INFORMATION SHOWN >>
******************************
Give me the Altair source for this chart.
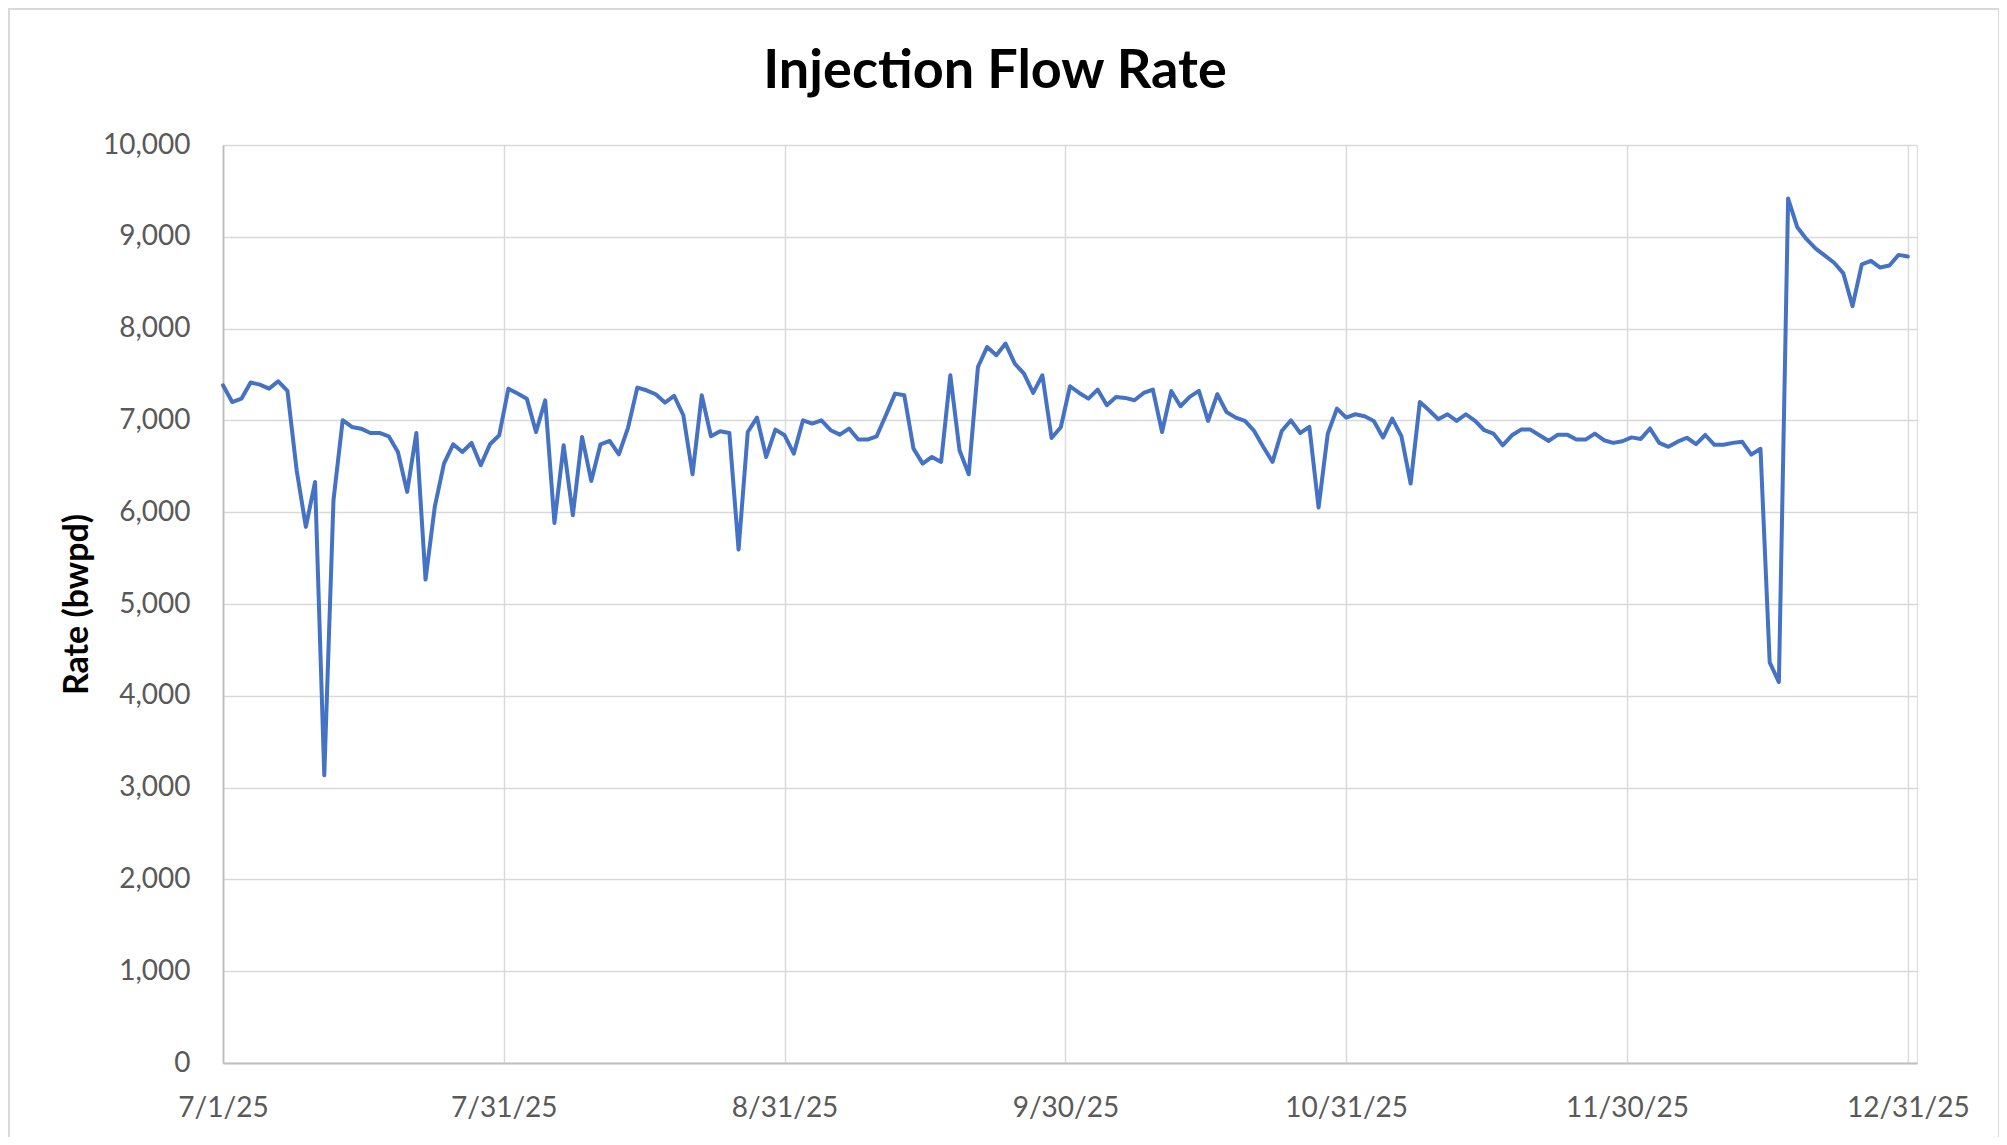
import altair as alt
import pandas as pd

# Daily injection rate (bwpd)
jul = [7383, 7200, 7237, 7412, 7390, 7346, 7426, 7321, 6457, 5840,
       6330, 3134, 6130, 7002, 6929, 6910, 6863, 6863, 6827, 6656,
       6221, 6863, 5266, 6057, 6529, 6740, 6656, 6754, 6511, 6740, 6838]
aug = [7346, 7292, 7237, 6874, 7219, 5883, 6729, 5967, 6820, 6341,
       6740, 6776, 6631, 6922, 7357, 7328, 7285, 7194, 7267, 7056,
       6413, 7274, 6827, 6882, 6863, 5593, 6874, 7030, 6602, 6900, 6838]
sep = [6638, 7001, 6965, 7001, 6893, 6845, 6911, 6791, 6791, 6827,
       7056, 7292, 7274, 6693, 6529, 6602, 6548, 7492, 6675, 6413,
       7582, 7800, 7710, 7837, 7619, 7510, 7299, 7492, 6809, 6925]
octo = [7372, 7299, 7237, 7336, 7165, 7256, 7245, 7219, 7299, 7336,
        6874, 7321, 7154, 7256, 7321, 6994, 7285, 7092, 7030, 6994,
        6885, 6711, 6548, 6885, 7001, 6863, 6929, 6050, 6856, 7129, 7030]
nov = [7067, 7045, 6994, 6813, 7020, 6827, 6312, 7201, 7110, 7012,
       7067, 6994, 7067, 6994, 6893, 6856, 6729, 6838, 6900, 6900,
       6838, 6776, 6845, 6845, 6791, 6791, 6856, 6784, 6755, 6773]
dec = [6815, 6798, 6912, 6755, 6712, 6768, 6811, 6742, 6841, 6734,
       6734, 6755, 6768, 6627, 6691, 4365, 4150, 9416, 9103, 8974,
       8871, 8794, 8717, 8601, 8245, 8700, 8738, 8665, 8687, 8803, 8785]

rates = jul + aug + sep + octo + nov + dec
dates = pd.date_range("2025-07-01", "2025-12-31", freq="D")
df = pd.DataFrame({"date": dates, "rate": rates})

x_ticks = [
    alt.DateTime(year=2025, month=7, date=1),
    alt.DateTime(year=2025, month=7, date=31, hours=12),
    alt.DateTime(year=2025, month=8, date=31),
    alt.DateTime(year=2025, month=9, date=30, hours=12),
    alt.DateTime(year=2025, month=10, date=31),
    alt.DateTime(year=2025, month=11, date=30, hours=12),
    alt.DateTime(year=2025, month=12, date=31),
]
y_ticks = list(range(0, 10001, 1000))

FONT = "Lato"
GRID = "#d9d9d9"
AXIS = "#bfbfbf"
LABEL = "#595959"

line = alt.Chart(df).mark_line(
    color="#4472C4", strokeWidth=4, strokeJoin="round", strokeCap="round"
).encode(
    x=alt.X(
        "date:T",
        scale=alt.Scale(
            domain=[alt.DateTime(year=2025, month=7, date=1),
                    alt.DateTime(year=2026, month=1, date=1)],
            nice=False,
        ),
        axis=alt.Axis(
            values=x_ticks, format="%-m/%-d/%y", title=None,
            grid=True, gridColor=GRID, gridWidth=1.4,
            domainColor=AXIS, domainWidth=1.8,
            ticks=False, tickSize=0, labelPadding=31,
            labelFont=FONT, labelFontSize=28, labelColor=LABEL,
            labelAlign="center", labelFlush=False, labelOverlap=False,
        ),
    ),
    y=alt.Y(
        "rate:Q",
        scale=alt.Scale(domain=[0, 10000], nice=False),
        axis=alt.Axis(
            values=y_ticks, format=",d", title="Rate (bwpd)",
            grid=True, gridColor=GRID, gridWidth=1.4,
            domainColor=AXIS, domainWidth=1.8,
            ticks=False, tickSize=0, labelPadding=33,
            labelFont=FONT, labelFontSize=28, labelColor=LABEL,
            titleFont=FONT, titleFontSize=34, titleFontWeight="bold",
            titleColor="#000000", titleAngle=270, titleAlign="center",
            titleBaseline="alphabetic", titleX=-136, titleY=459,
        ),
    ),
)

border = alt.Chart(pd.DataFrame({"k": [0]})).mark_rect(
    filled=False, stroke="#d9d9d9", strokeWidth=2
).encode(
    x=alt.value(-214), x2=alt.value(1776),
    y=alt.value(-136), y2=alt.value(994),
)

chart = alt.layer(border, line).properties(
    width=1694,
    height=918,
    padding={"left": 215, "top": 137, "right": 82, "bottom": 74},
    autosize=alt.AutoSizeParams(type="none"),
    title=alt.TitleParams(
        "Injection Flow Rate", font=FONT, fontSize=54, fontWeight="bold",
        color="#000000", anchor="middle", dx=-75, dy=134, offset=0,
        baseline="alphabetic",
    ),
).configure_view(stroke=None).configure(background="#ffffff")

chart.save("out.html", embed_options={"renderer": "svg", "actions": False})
******************************
EXERCISE BRIEF >> Omit the pictures, then quote the rest of the material above exactly.

FINAL RESULT >>
Give me the Altair source for this chart.
import altair as alt
import pandas as pd

# Daily injection rate (bwpd)
jul = [7383, 7200, 7237, 7412, 7390, 7346, 7426, 7321, 6457, 5840,
       6330, 3134, 6130, 7002, 6929, 6910, 6863, 6863, 6827, 6656,
       6221, 6863, 5266, 6057, 6529, 6740, 6656, 6754, 6511, 6740, 6838]
aug = [7346, 7292, 7237, 6874, 7219, 5883, 6729, 5967, 6820, 6341,
       6740, 6776, 6631, 6922, 7357, 7328, 7285, 7194, 7267, 7056,
       6413, 7274, 6827, 6882, 6863, 5593, 6874, 7030, 6602, 6900, 6838]
sep = [6638, 7001, 6965, 7001, 6893, 6845, 6911, 6791, 6791, 6827,
       7056, 7292, 7274, 6693, 6529, 6602, 6548, 7492, 6675, 6413,
       7582, 7800, 7710, 7837, 7619, 7510, 7299, 7492, 6809, 6925]
octo = [7372, 7299, 7237, 7336, 7165, 7256, 7245, 7219, 7299, 7336,
        6874, 7321, 7154, 7256, 7321, 6994, 7285, 7092, 7030, 6994,
        6885, 6711, 6548, 6885, 7001, 6863, 6929, 6050, 6856, 7129, 7030]
nov = [7067, 7045, 6994, 6813, 7020, 6827, 6312, 7201, 7110, 7012,
       7067, 6994, 7067, 6994, 6893, 6856, 6729, 6838, 6900, 6900,
       6838, 6776, 6845, 6845, 6791, 6791, 6856, 6784, 6755, 6773]
dec = [6815, 6798, 6912, 6755, 6712, 6768, 6811, 6742, 6841, 6734,
       6734, 6755, 6768, 6627, 6691, 4365, 4150, 9416, 9103, 8974,
       8871, 8794, 8717, 8601, 8245, 8700, 8738, 8665, 8687, 8803, 8785]

rates = jul + aug + sep + octo + nov + dec
dates = pd.date_range("2025-07-01", "2025-12-31", freq="D")
df = pd.DataFrame({"date": dates, "rate": rates})

x_ticks = [
    alt.DateTime(year=2025, month=7, date=1),
    alt.DateTime(year=2025, month=7, date=31, hours=12),
    alt.DateTime(year=2025, month=8, date=31),
    alt.DateTime(year=2025, month=9, date=30, hours=12),
    alt.DateTime(year=2025, month=10, date=31),
    alt.DateTime(year=2025, month=11, date=30, hours=12),
    alt.DateTime(year=2025, month=12, date=31),
]
y_ticks = list(range(0, 10001, 1000))

FONT = "Lato"
GRID = "#d9d9d9"
AXIS = "#bfbfbf"
LABEL = "#595959"

line = alt.Chart(df).mark_line(
    color="#4472C4", strokeWidth=4, strokeJoin="round", strokeCap="round"
).encode(
    x=alt.X(
        "date:T",
        scale=alt.Scale(
            domain=[alt.DateTime(year=2025, month=7, date=1),
                    alt.DateTime(year=2026, month=1, date=1)],
            nice=False,
        ),
        axis=alt.Axis(
            values=x_ticks, format="%-m/%-d/%y", title=None,
            grid=True, gridColor=GRID, gridWidth=1.4,
            domainColor=AXIS, domainWidth=1.8,
            ticks=False, tickSize=0, labelPadding=31,
            labelFont=FONT, labelFontSize=28, labelColor=LABEL,
            labelAlign="center", labelFlush=False, labelOverlap=False,
        ),
    ),
    y=alt.Y(
        "rate:Q",
        scale=alt.Scale(domain=[0, 10000], nice=False),
        axis=alt.Axis(
            values=y_ticks, format=",d", title="Rate (bwpd)",
            grid=True, gridColor=GRID, gridWidth=1.4,
            domainColor=AXIS, domainWidth=1.8,
            ticks=False, tickSize=0, labelPadding=33,
            labelFont=FONT, labelFontSize=28, labelColor=LABEL,
            titleFont=FONT, titleFontSize=34, titleFontWeight="bold",
            titleColor="#000000", titleAngle=270, titleAlign="center",
            titleBaseline="alphabetic", titleX=-136, titleY=459,
        ),
    ),
)

border = alt.Chart(pd.DataFrame({"k": [0]})).mark_rect(
    filled=False, stroke="#d9d9d9", strokeWidth=2
).encode(
    x=alt.value(-214), x2=alt.value(1776),
    y=alt.value(-136), y2=alt.value(994),
)

chart = alt.layer(border, line).properties(
    width=1694,
    height=918,
    padding={"left": 215, "top": 137, "right": 82, "bottom": 74},
    autosize=alt.AutoSizeParams(type="none"),
    title=alt.TitleParams(
        "Injection Flow Rate", font=FONT, fontSize=54, fontWeight="bold",
        color="#000000", anchor="middle", dx=-75, dy=134, offset=0,
        baseline="alphabetic",
    ),
).configure_view(stroke=None).configure(background="#ffffff")

chart.save("out.html", embed_options={"renderer": "svg", "actions": False})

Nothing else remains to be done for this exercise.